The Orange County district attorney is investigating the falsification, which is a felony. Supervising Deputy Dist. Atty. Guy N. Ormes has said the office is also “investigating Baugh’s ties to” candidate Campbell as well as his campaign disclosure statements.

Ormes said Baugh “has promised to come in and talk with us on Monday.”

At an election night celebration, Baugh said he was confident that the investigation “is going to be a dead issue” by next week.

His opponents, both Republicans and Democrats, criticized the disclosure, which came after Baugh won the seat with 45% of the vote.

“Holy cow, the guy was lying from the very beginning,” said Republican Haydee Tillotson, who withdrew from the race two weeks ago to avoid splitting the Republican vote. “Everything that ever came out of him from the beginning was a lie.”

Tillotson said “there obviously is some connection” between Baugh and the Campbell candidacy. “When he first said he didn’t know her, that was a lie,” she said. “I would not believe anything he has to say.”


Baugh was defended by Republican County Chairman Thomas A. Fuentes, who said he had learned on election night about the late reporting of Rick Campbell’s contribution.

“It is a mountain being made out of a molehill,” he said, adding that it was “very appropriate” to return the money once Baugh learned that Laurie Campbell was in the race.

GOP leaders have said repeatedly that they had nothing to do with Campbell’s candidacy.

The $1,000 check from Rick Campbell was received by the campaign on Aug. 23, according to the report and a source close to the campaign. It was returned on Sept. 21, the day Laurie Campbell filed her candidacy papers and paid a $699 filing fee.

Baugh’s reports previously had listed the $1,000 as a contribution from Baugh that was returned to him. The first amendment then listed it as a loan from Baugh that was repaid, according to the report and the source.

Daniel Traxler, the campaign treasurer who wrote the reports, said on Monday that the $1,000 stood out when he was reviewing campaign banking records while preparing the original report for submission.

The $1,000 “appears as a deposit along with a $3,500 deposit and I could only find $2,500 in checks to correspond with it . . . that is $2,500 in Xeroxes of checks,” he said.

Traxler said he asked Baugh about the $1,000 portion of the deposit, which took place Aug. 23. “Scott remembers it as cash” he gave to the campaign, Traxler said on Monday.

Traxler said he does not know who made the $3,500 bank deposit and was annoyed that there was no better record of it.

“It was after that, that I told them no one makes deposits but me,” he said.

Traxler on Wednesday said he issued the separate amendments as he became aware of the different circumstances. He said he had worked on the second amendment during the weekend and filed it at 4:30 p.m. election day because he did not learn all the details from Baugh until Tuesday.

“I reported it as soon as I was given the corrected information,” he said.


Fuentes said Baugh should not be blamed for forgetting to report the contribution. It happened “probably because he is busy running for the office and isn’t spending all this time being an accountant,” he said.

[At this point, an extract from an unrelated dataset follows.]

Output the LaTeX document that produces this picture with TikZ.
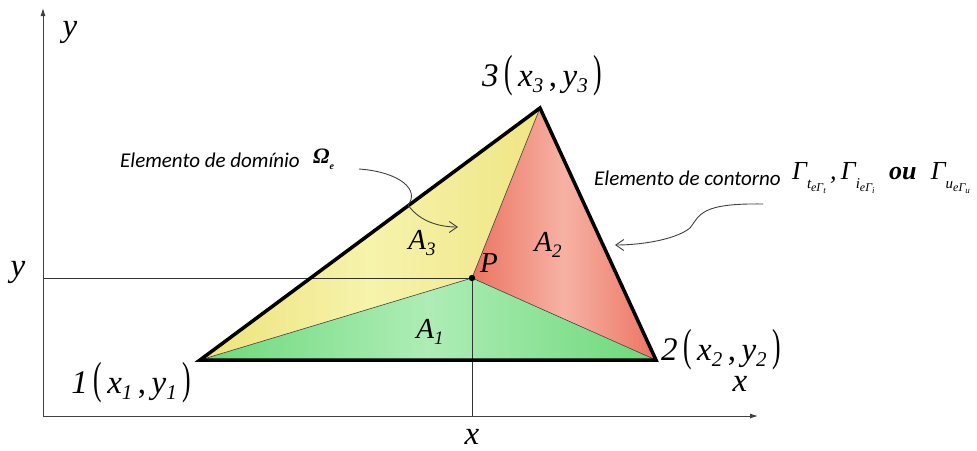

Democrat Linda Moulton-Patterson, who finished second to Baugh with 32% of the vote, said Baugh “is not qualified to hold office. He has lied before and he is caught with the smoking gun now. I can’t believe this was omitted by accident.”

Moulton-Patterson said she is certain Baugh knew the Campbells. “People don’t give you a thousand dollars unless they know you well,” she said. “I think the truth will come out. I just think it is a damn shame that this didn’t come out before the election. The D.A. knew about this. It is a shame to let people vote without this knowledge.”

Campbell had said in October, when she was still a candidate, that she entered the race to “prevent someone with a more liberal agenda from winning.” She described Baugh as the only other conservative in the race and said Republicans should vote for him.

Campbell has refused to identify who asked her to run, saying, “They asked me not to.”